Он быстро подошел к девушке и, взяв за руку, не глядя на нее, сказал:

— Слушай, я не хотел этого, честное слово… Ты понимаешь, это так глупо вышло…

Но Нина вырвала руку, спрятала ее за спину и, посмотрев на него в упор ненавидящим взглядом, выкрикнула:

— Уйди… сейчас же уйди, слышишь?! — и выбежала из прихожей.

Ребриков остался один, посмотрел в зеркало, увидел, какой он имел глупый и растерянный вид, безнадежно, зло махнул рукой и отправился к остальным.

Возвращались домой все вместе в четвертом часу. Было морозно. Как днем, шныряли машины. Многие окна еще светились, на белых замерзших стеклах лежали ажурные тени елок. По дороге навстречу то и дело попадались шумные подвыпившие компании.

Володька шел сзади, разговаривал мало. Настроение было подавленное. Встреча Нового года, по его мнению, не удалась.

Проводив девушек, десятиклассники крепко пожали друг другу руки и разошлись по домам.

Наливки, приготовленные Владимиром Львовичем, пришлись по вкусу гостям. Особенно они нравились маленькому лысому актеру, который сидел по левую сторону хозяина и поочередно хвалил то кулинарное искусство Елены Андреевны, то чудесные, как говорил он, изумительные свойства наливок. Благодаря этим удивительным свойствам актер совершенно не пьянел, хотя гладкая лысина его приобрела уже малиновый оттенок.

И Владимир Львович, увлеченный беседой со старым петербуржцем Александром Сергеевичем, — так звали маленького актера, — пил сегодня больше обычного и был в особенно приподнятом настроении.

Актер без умолку болтал о привычках Шаляпина, о цыганах из «Самарканда», о загулах Куприна, шантане сада «Буфф» и прекрасных трюфелях, какие бывали только у «Кюба́», о веселых обедах в «Вене», о голосе Вяльцевой и вечерах на Стрелке. И Владимир Львович с удовольствием вспоминал все эти далекие названия и знаменитые фамилии старого Петербурга, о многих из которых он, впрочем, в те годы, будучи студентом, знал только понаслышке.

Справа от него сидел Долинин. Владимир Львович познакомился с ним только сегодня, хотя много о нем слыхал. Борис Сергеевич считал себя другом и покровителем таланта старшего сына Ребриковых — Андрея.

В этот вечер он слегка шутил с эстрадной певицей Валентиной Аркадьевной Валянской, которую, несмотря на ее сорокалетний возраст, солидный вид и немалую популярность, до сих пор все называли Валечкой, и пил только вино.

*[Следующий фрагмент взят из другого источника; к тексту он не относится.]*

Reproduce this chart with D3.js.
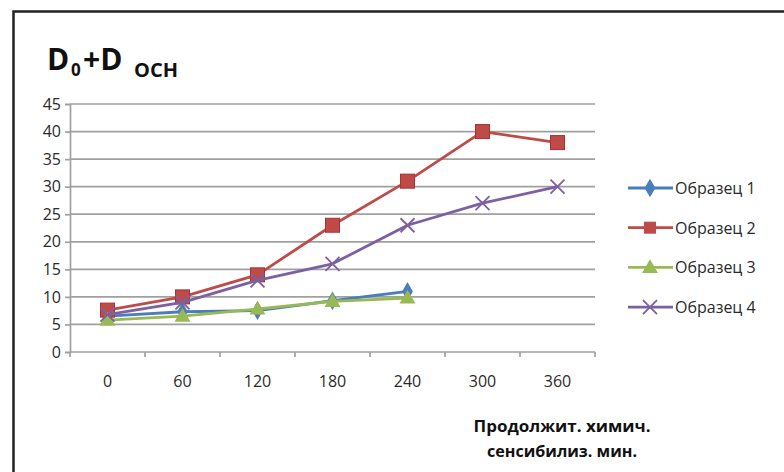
<!DOCTYPE html>
<html>
<head>
<meta charset="utf-8">
<script src="https://cdn.jsdelivr.net/npm/d3@7"></script>
<style>
  html, body { margin: 0; padding: 0; background: #fff; }
  svg { display: block; font-family: "Open Sans", Lato, sans-serif; }
</style>
</head>
<body>
<svg id="chart" width="784" height="472"></svg>
<script>
// Sensitization time (minutes) and density values for each sample
const categories = ["0", "60", "120", "180", "240", "300", "360"];
const sample1 = [6.5, 7.3, 7.5, 9.3, 11];
const sample2 = [7.6, 10, 14, 23, 31, 40, 38];
const sample3 = [5.8, 6.5, 7.8, 9.2, 9.8];
const sample4 = [6.8, 9, 13, 16, 23, 27, 30];
const seriesNames = ["Образец 1", "Образец 2", "Образец 3", "Образец 4"];
const yTicks = [0, 5, 10, 15, 20, 25, 30, 35, 40, 45];

const series = [
  { name: seriesNames[0], values: sample1, color: "#4a7ebb", marker: "diamond" },
  { name: seriesNames[1], values: sample2, color: "#be4b48", marker: "square" },
  { name: seriesNames[2], values: sample3, color: "#98b954", marker: "triangle" },
  { name: seriesNames[3], values: sample4, color: "#7d60a0", marker: "cross" }
];

const svg = d3.select("#chart");
const textColor = "#2a2a2a";

// Outer frame (left and top edges visible)
svg.append("path")
  .attr("d", "M13.5,472 L13.5,11.5 L784,11.5")
  .attr("fill", "none").attr("stroke", "#222").attr("stroke-width", 2.5);

const plot = { left: 70, right: 595, top: 104, bottom: 352 };

const x = d3.scaleBand().domain(categories).range([plot.left, plot.right]);
const y = d3.scaleLinear().domain([0, 45]).range([plot.bottom, plot.top]);

// Horizontal gridlines
svg.append("g").selectAll("line").data(yTicks.filter(t => t > 0)).join("line")
  .attr("x1", plot.left).attr("x2", plot.right)
  .attr("y1", d => y(d)).attr("y2", d => y(d))
  .attr("stroke", "#a0a0a0").attr("stroke-width", 1.7);

// Y axis
const yAxis = svg.append("g").attr("transform", `translate(${plot.left},0)`)
  .call(d3.axisLeft(y).tickValues(yTicks).tickSize(5).tickPadding(4));
yAxis.select(".domain").attr("stroke", "#a0a0a0").attr("stroke-width", 1.7);
yAxis.selectAll(".tick line").attr("stroke", "#a0a0a0").attr("stroke-width", 1.7);
yAxis.selectAll("text").attr("font-size", 16).attr("fill", textColor)
  .attr("font-family", "'Open Sans', Lato, sans-serif");

// X axis with tick marks between categories
const xAxisG = svg.append("g").attr("transform", `translate(0,${plot.bottom})`);
xAxisG.append("line").attr("x1", plot.left).attr("x2", plot.right)
  .attr("stroke", "#a0a0a0").attr("stroke-width", 1.7);
const bounds = categories.map(c => x(c)).concat([plot.right]);
xAxisG.selectAll("line.tk").data(bounds).join("line").attr("class", "tk")
  .attr("x1", d => d).attr("x2", d => d).attr("y1", 0).attr("y2", 5)
  .attr("stroke", "#a0a0a0").attr("stroke-width", 1.7);
xAxisG.selectAll("text").data(categories).join("text")
  .attr("x", d => x(d) + x.bandwidth() / 2).attr("y", 35)
  .attr("text-anchor", "middle").attr("font-size", 16).attr("fill", textColor)
  .text(d => d);

// Marker shapes
function drawMarker(g, type, color, cx, cy) {
  if (type === "square") {
    g.append("rect").attr("x", cx - 7).attr("y", cy - 7).attr("width", 14).attr("height", 14)
      .attr("fill", color).attr("stroke", "#a8322f").attr("stroke-width", 1);
  } else if (type === "diamond") {
    g.append("path").attr("d", d3.symbol(d3.symbolDiamond, 100)())
      .attr("transform", `translate(${cx},${cy})`).attr("fill", color);
  } else if (type === "triangle") {
    g.append("path").attr("d", d3.symbol(d3.symbolTriangle, 110)())
      .attr("transform", `translate(${cx},${cy + 1})`).attr("fill", color);
  } else if (type === "cross") {
    g.append("path").attr("d", `M${cx - 7},${cy - 7}L${cx + 7},${cy + 7}M${cx - 7},${cy + 7}L${cx + 7},${cy - 7}`)
      .attr("stroke", color).attr("stroke-width", 1.8).attr("fill", "none");
  }
}

const line = d3.line().x((d, i) => x(categories[i]) + x.bandwidth() / 2).y(d => y(d));

series.forEach(s => {
  const g = svg.append("g");
  g.append("path").datum(s.values).attr("d", line)
    .attr("fill", "none").attr("stroke", s.color).attr("stroke-width", 2.8)
    .attr("stroke-linejoin", "round");
  s.values.forEach((v, i) => drawMarker(g, s.marker, s.color, x(categories[i]) + x.bandwidth() / 2, y(v)));
});

// Legend
const legend = svg.append("g");
series.forEach((s, i) => {
  const ly = 188 + i * 39.7;
  const g = legend.append("g");
  g.append("line").attr("x1", 628).attr("x2", 673).attr("y1", ly).attr("y2", ly)
    .attr("stroke", s.color).attr("stroke-width", 2.8);
  if (s.marker === "square") {
    g.append("rect").attr("x", 644).attr("y", ly - 6).attr("width", 12).attr("height", 12).attr("fill", s.color);
  } else {
    drawMarker(g, s.marker, s.color, 650, ly);
  }
  g.append("text").attr("x", 675).attr("y", ly + 6).attr("font-size", 16).attr("fill", textColor).text(s.name);
});

// Title: D0 + D OCH, one text element with positioned runs
const title = svg.append("text").attr("font-weight", "bold").attr("fill", "#111");
title.append("tspan").attr("x", 47).attr("y", 70).attr("font-size", 30).text("D");
title.append("tspan").attr("x", 71).attr("y", 76).attr("font-size", 17).text("0");
title.append("tspan").attr("x", 83).attr("y", 70).attr("font-size", 30).text("+D");
title.append("tspan").attr("x", 134).attr("y", 77).attr("font-size", 20).text("OCH");

// X-axis title
svg.append("text").attr("x", 562).attr("y", 432).attr("text-anchor", "middle")
  .attr("font-size", 16).attr("font-weight", "bold").attr("fill", "#111")
  .attr("textLength", 177).attr("lengthAdjust", "spacingAndGlyphs")
  .text("Продолжит. химич.");
svg.append("text").attr("x", 562).attr("y", 457).attr("text-anchor", "middle")
  .attr("font-size", 16).attr("font-weight", "bold").attr("fill", "#111")
  .attr("textLength", 150).attr("lengthAdjust", "spacingAndGlyphs")
  .text("сенсибилиз. мин.");
</script>
</body>
</html>
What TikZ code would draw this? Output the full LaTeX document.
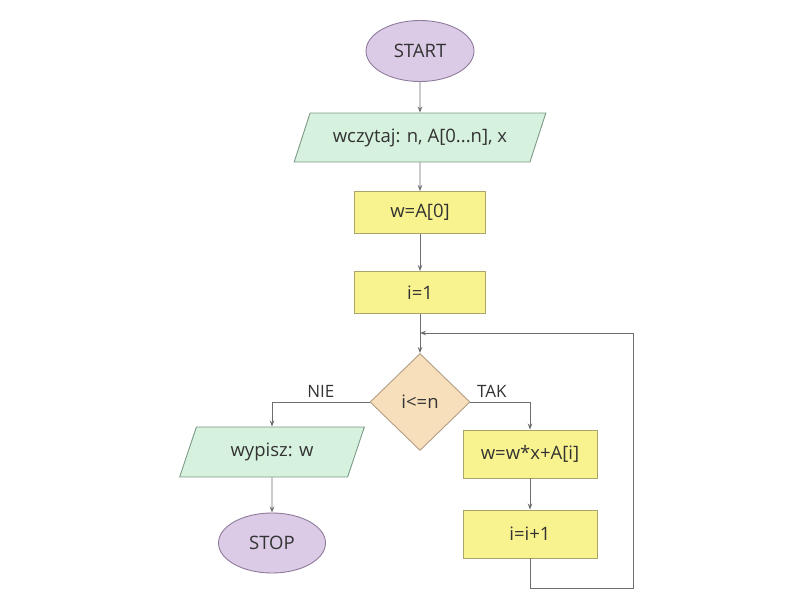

Владимир Львович любил эти компании. Еще в молодые годы, дружа с входящим в славу дирижером, он ходил с ним на шумные актерские вечера и бывал там не лишним.

И теперь, когда дом наполнялся веселой беззаботной молодежью, Владимир Львович молодел и старался показать друзьям Андрея, что он вполне свой в их обществе. Он вспоминал спектакли и имена исполнителей, о которых многие присутствовавшие и понятия не имели.

Долинин впервые был в доме Ребриковых. Он пришел с Нелли Ивановной. Правда, они собирались встречать Новый год в Доме ученых, но в последнюю минуту передумали и решили провести новогоднюю ночь с молодежью. Долинин был приятно удивлен тем, что нашел здесь нескольких знакомых.

Нелли Ивановна весь вечер просидела с Андреем. Его пьесу приняли к постановке в театре, и Нелли Ивановна должна была играть в ней главную роль — Вали Лютиковой, простой девушки из парикмахерской, не пожалевшей себя для спасения чужого человека.